Project Background:
Titanium dioxide (TiO2) is a well-known white pigment, often used as an additive in paints due to its low costs. It is also a photocatalyst, active in UV light but not in visible light, leading to the release of reactive oxygen species (ROS). These molecules are toxic to microorganisms, making TiO2 an effective antimicrobial agent. (Chen et al., 2022; Schutte-Smith et al., 2023)
It is known that pathogens are capable of surviving on surfaces for long periods of time (Porter et al., 2024). This increases the risk of transmission of infections, which is particularly relevant in healthcare settings, i.e. hospitals, elderly care homes, etc. The use of antimicrobial paints could reduce the microbial burden on surfaces and thus contribute to a reduction in the transmission of infections (Jose et al., 2023; Otter et al., 2013; Yong and Calautit, 2023).
In this context, an innovative photocatalytic pigment, called Q-FIELD?, has been developed based on modified TiO2. The chemical modifications shift the spectrum of catalytic activity from UV to visible light (Bucuresteanu et al., 2022; Neacsu et al., 2024).
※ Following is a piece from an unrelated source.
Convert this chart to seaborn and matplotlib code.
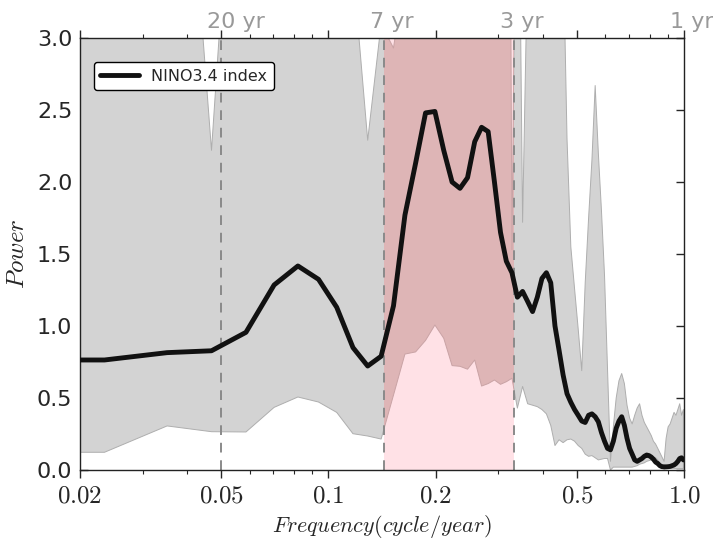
import numpy as np
import pandas as pd
import matplotlib
matplotlib.use("Agg")
import matplotlib.pyplot as plt
import matplotlib.patches as mpatches
import matplotlib.transforms as mtransforms
from matplotlib.ticker import FixedLocator, NullFormatter, LogLocator
import seaborn as sns

# ---------------- data ----------------
n_months = 1024          # record length (monthly samples)
k_index = np.arange(1, 86)
freq = k_index * 12.0 / n_months   # cycles / year (spectral grid)

power = [0.764, 0.764, 0.815, 0.828, 0.956, 1.285, 1.417, 1.324, 1.13, 0.85,
         0.722, 0.79, 1.14, 1.77, 2.13, 2.48, 2.49, 2.22, 2.00, 1.956,
         2.03, 2.28, 2.38, 2.35, 2.00, 1.65, 1.45, 1.37, 1.20, 1.24,
         1.17, 1.10, 1.20, 1.33, 1.37, 1.30, 1.00, 0.83, 0.66, 0.53,
         0.47, 0.42, 0.38, 0.34, 0.33, 0.38, 0.39, 0.37, 0.335, 0.26,
         0.20, 0.15, 0.14, 0.20, 0.29, 0.34, 0.37, 0.31, 0.22, 0.15,
         0.11, 0.07, 0.06, 0.07, 0.08, 0.095, 0.104, 0.10, 0.09, 0.075,
         0.055, 0.045, 0.03, 0.023, 0.022, 0.022, 0.023, 0.025, 0.03, 0.035,
         0.045, 0.06, 0.08, 0.085, 0.07]

lower = [0.123, 0.123, 0.306, 0.266, 0.264, 0.435, 0.507, 0.472, 0.40, 0.252,
         0.236, 0.215, 0.52, 0.805, 0.82, 0.90, 1.007, 0.915, 0.725, 0.72,
         0.70, 0.764, 0.583, 0.60, 0.625, 0.595, 0.613, 0.637, 0.43, 0.58,
         0.46, 0.45, 0.44, 0.42, 0.39, 0.31, 0.17, 0.21, 0.19, 0.21,
         0.215, 0.20, 0.17, 0.15, 0.11, 0.095, 0.10, 0.085, 0.07, 0.075,
         0.08, 0.08, 0.0, 0.02, 0.02, 0.02, 0.02, 0.02, 0.02, 0.02,
         0.02, 0.025, 0.03, 0.04, 0.045, 0.05, 0.06, 0.065, 0.07, 0.08,
         0.085, 0.07, 0.04, 0.02, 0.005, 0.01, 0.01, 0.01, 0.01, 0.01,
         0.01, 0.01, 0.01, 0.01, 0.01]

upper = [6.0, 6.0, 6.3, 2.22, 5.8, 6.0, 6.0, 6.0, 6.0, 3.49,
         2.29, 3.1, 2.93, 3.47, 6.0, 6.0, 6.0, 6.0, 6.0, 6.0,
         6.0, 6.0, 6.0, 6.0, 6.0, 6.0, 10.0, 1.53, 5.3, 1.72,
         3.6, 6.0, 6.0, 6.0, 6.0, 6.0, 6.0, 6.0, 3.67, 2.3,
         1.55, 1.26, 0.98, 0.69, 1.3, 1.75, 2.15, 2.67, 2.2, 1.8,
         1.35, 0.70, 0.06, 0.30, 0.50, 0.62, 0.67, 0.60, 0.45, 0.36,
         0.32, 0.38, 0.43, 0.46, 0.38, 0.33, 0.30, 0.27, 0.24, 0.20,
         0.18, 0.15, 0.12, 0.09, 0.06, 0.22, 0.30, 0.32, 0.36, 0.40,
         0.38, 0.42, 0.46, 0.38, 0.42]

period_marks = [1 / 20, 1 / 7, 1 / 3, 1.0]
period_labels = ["20 yr", "7 yr", "3 yr", "1 yr"]
band = (1 / 7, 1 / 3)
xtick_vals = [0.02, 0.05, 0.1, 0.2, 0.5, 1.0]
xtick_labels = [r"$0.02$", r"$0.05$", r"$0.1$", r"$0.2$", r"$0.5$", r"$1.0$"]
series_name = "NINO3.4 index"

df = pd.DataFrame({"freq": freq, "power": power, "lower": lower, "upper": upper})

# ---------------- style ----------------
sns.set_style("white")
plt.rcParams["font.family"] = ["DejaVu Sans"]
plt.rcParams["mathtext.fontset"] = "cm"

fig = plt.figure(figsize=(7.13, 5.42), dpi=100)
ax = fig.add_axes([80 / 713, 1 - 470 / 542, 604 / 713, 432 / 542])
ax.set_xscale("log")
ax.set_xlim(0.02, 1.0)
ax.set_ylim(0, 3.0)

grey = "#d3d3d3"
light_pink = "#ffe1e6"
dark_pink = "#deb5b6"

ax.fill_between(df["freq"], df["lower"], df["upper"], color=grey,
                edgecolor="#aeaeae", linewidth=0.7, zorder=1)
ax.axvspan(band[0], band[1], color=light_pink, lw=0, zorder=1.5)
pink_fill = ax.fill_between(df["freq"], df["lower"], df["upper"], color=dark_pink,
                            edgecolor="#c9a3a5", linewidth=0.7, zorder=1.6)
clip_rect = mpatches.Rectangle((band[0], 0.0), band[1] - band[0], 3.0,
                               transform=ax.transData, fill=False)
pink_fill.set_clip_path(clip_rect)

for xv in period_marks[:3]:
    ax.axvline(xv, color="#8a8a8a", ls=(0, (5, 4)), lw=1.4, zorder=2)

sns.lineplot(data=df, x="freq", y="power", color="#111111", lw=3.5,
             label=series_name, ax=ax, zorder=3)

ax.set_xlim(0.02, 1.0)
ax.set_ylim(0, 3.0)
ax.xaxis.set_major_locator(FixedLocator(xtick_vals))
ax.set_xticklabels(xtick_labels)
ax.xaxis.set_minor_locator(LogLocator(base=10, subs=np.arange(2, 10)))
ax.xaxis.set_minor_formatter(NullFormatter())
ax.set_yticks(np.arange(0, 3.01, 0.5))
ax.set_yticklabels([f"{v:.1f}" for v in np.arange(0, 3.01, 0.5)])

ax.tick_params(axis="x", which="both", direction="out", top=True, bottom=True,
               labelsize=18, pad=4)
ax.tick_params(axis="x", which="major", length=6, width=1)
ax.tick_params(axis="x", which="minor", length=3, width=0.8)
ax.tick_params(axis="y", which="major", direction="in", left=True, right=True,
               length=6, width=1, labelsize=16, pad=5.5)
for sp in ax.spines.values():
    sp.set_color("#222222")
    sp.set_linewidth(1.0)

top_trans = mtransforms.offset_copy(ax.get_xaxis_transform(), fig=fig,
                                    x=-14, y=6, units="dots")
for xv, lab in zip(period_marks, period_labels):
    ax.text(xv, 1.0, lab, transform=top_trans, ha="left",
            va="bottom", color="#999999", fontsize=16, clip_on=False)

ax.set_xlabel(r"$Frequency (cycle/year)$", fontsize=16, labelpad=4)
ax.set_ylabel(r"$Power$", fontsize=18, labelpad=6)

leg = ax.legend(loc="upper left", bbox_to_anchor=(0.023, 0.944), borderaxespad=0,
                fontsize=11.5, frameon=True, fancybox=True, handlelength=2.4,
                edgecolor="black", framealpha=1)
leg.get_frame().set_linewidth(1.0)

fig.savefig("out.png", dpi=100)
This project aims at studying the antimicrobial efficacy of Q-FIELD?-based paints, called SAFER SPACES? paints, in comparison to normal paints. For this purpose, different bacterial strains will be used to evaulate their survival on painted surfaces over time. Also, different environmental conditions will be applied in the study, for example comparing the efficacy in light or dark conditions. The paints will also be tested in field experiments, to evaluate the effectiveness of SAFER SPACES? paints in a real-life setting. The mechanism of action of Q-FIELD? will be assessed, analysing the production of ROS from the pigment and comparing it to its precursor, titanium dioxide.
This project is a collaboration with a private company, Spectrum Blue AS, that holds the patent for Q-FIELD?. The research is publicly funded by the Research Council of Norway in the Industrial PhD scheme (grant nr. 354168).
Methods:
Microbiology – bacterial growth on surfaces/biofilm formation
ROS detection methods
Surface analysis (Electron Microscopy and other methods)